--- WORK INSTRUCTIONS ---
From the entries below, please gather each line containing the string "script".

--- AVAILABLE DATA ---
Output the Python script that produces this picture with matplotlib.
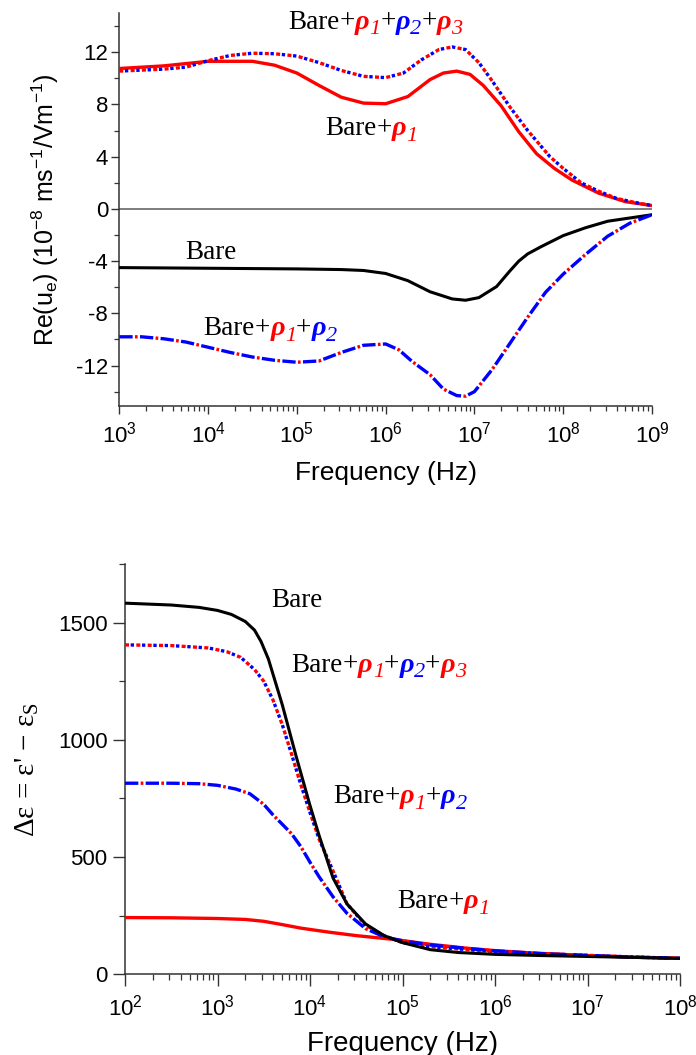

==

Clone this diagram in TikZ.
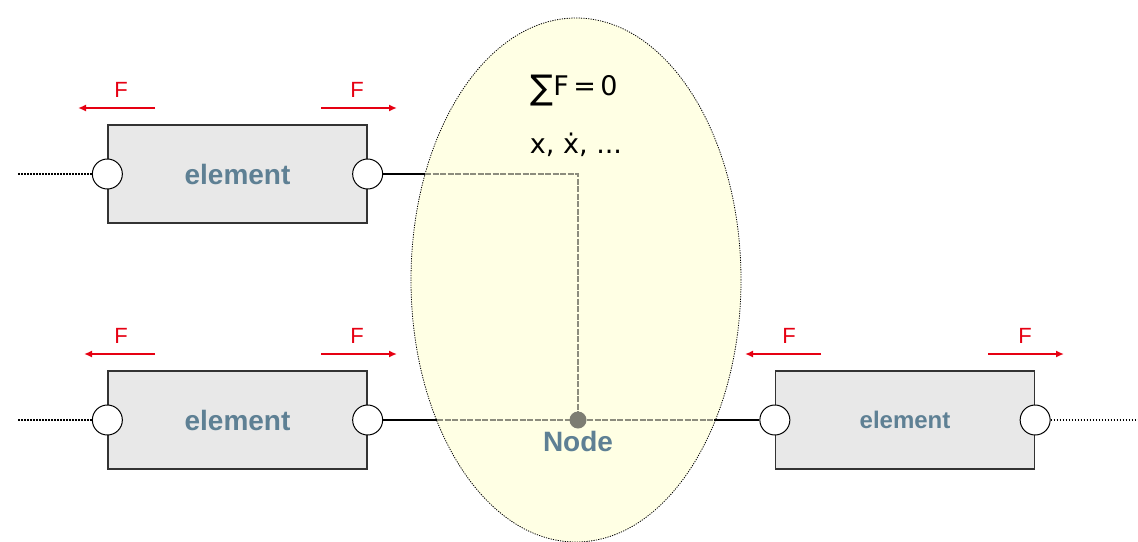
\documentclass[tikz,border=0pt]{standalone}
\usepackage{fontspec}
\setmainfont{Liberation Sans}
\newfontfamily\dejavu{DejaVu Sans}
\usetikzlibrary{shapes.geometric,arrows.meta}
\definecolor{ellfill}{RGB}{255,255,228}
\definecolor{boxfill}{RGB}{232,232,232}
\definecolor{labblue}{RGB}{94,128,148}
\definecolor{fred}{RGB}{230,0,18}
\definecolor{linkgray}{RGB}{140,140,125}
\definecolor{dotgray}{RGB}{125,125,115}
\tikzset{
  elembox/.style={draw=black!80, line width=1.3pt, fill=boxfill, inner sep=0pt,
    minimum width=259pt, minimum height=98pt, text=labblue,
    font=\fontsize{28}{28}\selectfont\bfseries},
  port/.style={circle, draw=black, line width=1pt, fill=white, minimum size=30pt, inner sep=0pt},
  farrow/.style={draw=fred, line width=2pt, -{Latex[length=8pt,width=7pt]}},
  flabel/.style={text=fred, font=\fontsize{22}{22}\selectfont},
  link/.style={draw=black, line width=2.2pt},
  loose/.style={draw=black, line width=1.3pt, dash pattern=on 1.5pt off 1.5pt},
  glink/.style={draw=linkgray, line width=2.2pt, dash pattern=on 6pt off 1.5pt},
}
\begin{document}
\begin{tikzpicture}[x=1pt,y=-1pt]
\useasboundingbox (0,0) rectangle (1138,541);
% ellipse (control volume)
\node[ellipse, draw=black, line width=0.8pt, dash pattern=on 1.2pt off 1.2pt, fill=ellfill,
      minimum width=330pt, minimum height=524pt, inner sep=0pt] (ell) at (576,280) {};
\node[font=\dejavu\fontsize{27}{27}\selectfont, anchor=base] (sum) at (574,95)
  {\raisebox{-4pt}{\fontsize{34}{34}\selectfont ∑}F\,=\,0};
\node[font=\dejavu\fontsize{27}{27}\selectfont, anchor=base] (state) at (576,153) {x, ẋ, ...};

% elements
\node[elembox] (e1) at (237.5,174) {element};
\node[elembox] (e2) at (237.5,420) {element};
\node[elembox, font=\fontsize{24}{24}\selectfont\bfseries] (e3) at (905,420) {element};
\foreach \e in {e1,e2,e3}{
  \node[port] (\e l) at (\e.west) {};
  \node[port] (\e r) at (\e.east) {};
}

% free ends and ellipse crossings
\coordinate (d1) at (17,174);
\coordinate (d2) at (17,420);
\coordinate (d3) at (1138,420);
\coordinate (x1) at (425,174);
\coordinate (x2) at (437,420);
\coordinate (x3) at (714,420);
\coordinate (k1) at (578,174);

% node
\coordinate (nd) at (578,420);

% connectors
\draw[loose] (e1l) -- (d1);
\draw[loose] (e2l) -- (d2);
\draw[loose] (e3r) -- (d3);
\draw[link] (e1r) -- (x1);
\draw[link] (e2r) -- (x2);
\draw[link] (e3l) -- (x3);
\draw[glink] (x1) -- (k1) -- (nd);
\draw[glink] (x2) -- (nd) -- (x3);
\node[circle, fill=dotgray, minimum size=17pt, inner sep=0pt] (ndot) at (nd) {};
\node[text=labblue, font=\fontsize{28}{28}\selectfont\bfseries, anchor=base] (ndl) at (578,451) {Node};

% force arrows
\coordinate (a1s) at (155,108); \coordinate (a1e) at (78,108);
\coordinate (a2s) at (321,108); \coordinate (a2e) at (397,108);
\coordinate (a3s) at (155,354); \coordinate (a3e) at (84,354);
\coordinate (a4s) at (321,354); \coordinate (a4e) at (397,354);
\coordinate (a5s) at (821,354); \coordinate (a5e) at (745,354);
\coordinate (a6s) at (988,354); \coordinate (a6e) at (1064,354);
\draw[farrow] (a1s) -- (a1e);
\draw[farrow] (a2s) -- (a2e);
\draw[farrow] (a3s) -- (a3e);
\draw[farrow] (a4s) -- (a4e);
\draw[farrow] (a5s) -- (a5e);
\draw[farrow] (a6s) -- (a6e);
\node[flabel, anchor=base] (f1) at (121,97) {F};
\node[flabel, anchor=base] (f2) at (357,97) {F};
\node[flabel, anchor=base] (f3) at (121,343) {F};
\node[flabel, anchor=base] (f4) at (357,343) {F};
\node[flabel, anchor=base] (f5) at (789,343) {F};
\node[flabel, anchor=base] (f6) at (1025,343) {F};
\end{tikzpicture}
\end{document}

...

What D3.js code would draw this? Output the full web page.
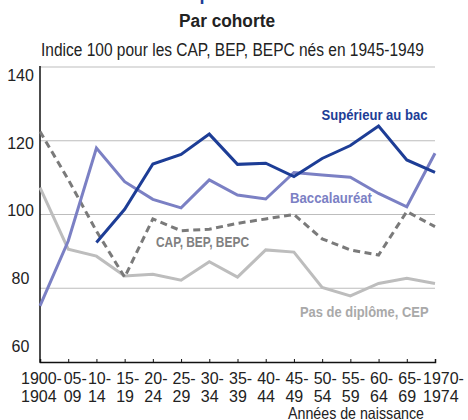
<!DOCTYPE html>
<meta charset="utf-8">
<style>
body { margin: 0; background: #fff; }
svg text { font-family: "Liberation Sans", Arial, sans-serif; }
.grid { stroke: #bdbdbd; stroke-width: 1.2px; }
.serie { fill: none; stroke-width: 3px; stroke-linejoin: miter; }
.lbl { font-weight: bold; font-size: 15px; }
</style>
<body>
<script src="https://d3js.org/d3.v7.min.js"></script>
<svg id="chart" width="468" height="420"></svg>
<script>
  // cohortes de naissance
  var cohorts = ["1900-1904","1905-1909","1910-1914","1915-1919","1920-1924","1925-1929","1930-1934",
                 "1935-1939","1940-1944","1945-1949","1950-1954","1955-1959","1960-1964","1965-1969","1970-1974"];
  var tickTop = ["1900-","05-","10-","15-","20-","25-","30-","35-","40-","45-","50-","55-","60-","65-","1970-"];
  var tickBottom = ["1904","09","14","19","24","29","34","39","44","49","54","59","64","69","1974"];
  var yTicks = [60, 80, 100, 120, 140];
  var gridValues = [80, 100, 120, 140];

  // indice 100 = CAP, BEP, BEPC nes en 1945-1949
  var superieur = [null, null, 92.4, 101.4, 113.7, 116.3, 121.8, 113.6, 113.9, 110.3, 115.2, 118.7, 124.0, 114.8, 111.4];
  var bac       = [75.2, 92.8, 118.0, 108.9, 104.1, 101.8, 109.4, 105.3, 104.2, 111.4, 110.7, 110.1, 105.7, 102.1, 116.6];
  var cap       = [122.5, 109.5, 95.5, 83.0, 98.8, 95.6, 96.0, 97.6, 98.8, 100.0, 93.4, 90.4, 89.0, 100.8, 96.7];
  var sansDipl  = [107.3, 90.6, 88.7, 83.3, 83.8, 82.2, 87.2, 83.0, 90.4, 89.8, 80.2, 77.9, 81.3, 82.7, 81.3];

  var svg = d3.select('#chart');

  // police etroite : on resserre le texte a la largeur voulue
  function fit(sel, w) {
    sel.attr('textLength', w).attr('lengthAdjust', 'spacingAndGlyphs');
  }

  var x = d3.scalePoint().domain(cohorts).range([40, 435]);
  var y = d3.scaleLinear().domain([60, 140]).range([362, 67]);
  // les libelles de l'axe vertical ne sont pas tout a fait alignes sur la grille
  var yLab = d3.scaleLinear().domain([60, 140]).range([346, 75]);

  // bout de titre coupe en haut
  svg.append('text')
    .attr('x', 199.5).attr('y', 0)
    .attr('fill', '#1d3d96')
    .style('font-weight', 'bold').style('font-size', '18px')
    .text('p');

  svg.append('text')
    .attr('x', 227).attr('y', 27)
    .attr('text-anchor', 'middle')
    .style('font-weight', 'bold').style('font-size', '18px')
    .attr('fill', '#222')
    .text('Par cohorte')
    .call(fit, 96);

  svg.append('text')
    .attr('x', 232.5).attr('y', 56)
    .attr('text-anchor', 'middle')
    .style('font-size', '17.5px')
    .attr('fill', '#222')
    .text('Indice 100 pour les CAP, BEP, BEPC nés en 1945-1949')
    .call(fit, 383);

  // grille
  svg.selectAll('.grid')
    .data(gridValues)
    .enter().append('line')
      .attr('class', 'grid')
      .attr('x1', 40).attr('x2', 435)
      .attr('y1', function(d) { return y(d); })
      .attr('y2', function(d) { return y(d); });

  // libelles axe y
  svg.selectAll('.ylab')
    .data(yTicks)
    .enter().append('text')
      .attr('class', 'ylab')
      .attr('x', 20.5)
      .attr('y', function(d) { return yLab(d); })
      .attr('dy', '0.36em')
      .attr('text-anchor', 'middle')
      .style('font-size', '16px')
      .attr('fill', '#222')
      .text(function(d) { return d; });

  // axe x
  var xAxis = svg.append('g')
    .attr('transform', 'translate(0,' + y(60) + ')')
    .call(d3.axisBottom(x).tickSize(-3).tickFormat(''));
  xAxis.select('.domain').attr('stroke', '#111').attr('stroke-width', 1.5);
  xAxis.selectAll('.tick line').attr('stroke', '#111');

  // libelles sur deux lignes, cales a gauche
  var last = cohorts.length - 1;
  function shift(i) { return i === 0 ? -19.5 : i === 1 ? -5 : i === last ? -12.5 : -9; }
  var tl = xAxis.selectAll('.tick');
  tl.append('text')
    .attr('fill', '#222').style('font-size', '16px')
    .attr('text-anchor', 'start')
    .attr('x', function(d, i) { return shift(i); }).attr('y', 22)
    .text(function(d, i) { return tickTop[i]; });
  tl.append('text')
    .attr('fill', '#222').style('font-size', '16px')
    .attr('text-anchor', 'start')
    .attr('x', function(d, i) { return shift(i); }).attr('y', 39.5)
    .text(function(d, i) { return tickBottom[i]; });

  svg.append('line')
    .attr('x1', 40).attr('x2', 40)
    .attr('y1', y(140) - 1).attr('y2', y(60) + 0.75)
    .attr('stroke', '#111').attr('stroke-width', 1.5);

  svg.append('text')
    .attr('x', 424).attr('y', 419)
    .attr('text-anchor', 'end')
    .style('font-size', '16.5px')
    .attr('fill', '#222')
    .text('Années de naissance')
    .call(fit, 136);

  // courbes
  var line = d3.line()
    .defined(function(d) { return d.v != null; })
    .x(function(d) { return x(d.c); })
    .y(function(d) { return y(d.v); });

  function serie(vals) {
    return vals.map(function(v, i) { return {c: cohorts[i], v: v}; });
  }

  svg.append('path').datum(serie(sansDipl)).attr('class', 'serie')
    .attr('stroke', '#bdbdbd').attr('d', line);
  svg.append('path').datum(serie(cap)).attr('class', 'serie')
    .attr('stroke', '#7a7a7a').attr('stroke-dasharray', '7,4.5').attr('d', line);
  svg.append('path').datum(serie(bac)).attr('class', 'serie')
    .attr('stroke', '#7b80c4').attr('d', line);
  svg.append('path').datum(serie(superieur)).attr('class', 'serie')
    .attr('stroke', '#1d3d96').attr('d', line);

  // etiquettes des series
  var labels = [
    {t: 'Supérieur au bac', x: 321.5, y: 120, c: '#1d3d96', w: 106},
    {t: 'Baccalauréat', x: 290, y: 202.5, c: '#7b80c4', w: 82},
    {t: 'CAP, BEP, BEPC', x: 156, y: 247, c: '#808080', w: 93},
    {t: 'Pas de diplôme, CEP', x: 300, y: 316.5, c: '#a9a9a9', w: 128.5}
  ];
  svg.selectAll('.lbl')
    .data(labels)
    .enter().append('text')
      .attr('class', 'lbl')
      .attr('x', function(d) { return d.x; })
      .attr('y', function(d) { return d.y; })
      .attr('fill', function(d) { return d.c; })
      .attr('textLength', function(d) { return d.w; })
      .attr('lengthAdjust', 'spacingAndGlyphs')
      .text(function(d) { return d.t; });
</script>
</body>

--- FULL OUTPUT ---
Output the Python script that produces this picture with matplotlib.
<script src="https://d3js.org/d3.v7.min.js"></script>
<script>
</script>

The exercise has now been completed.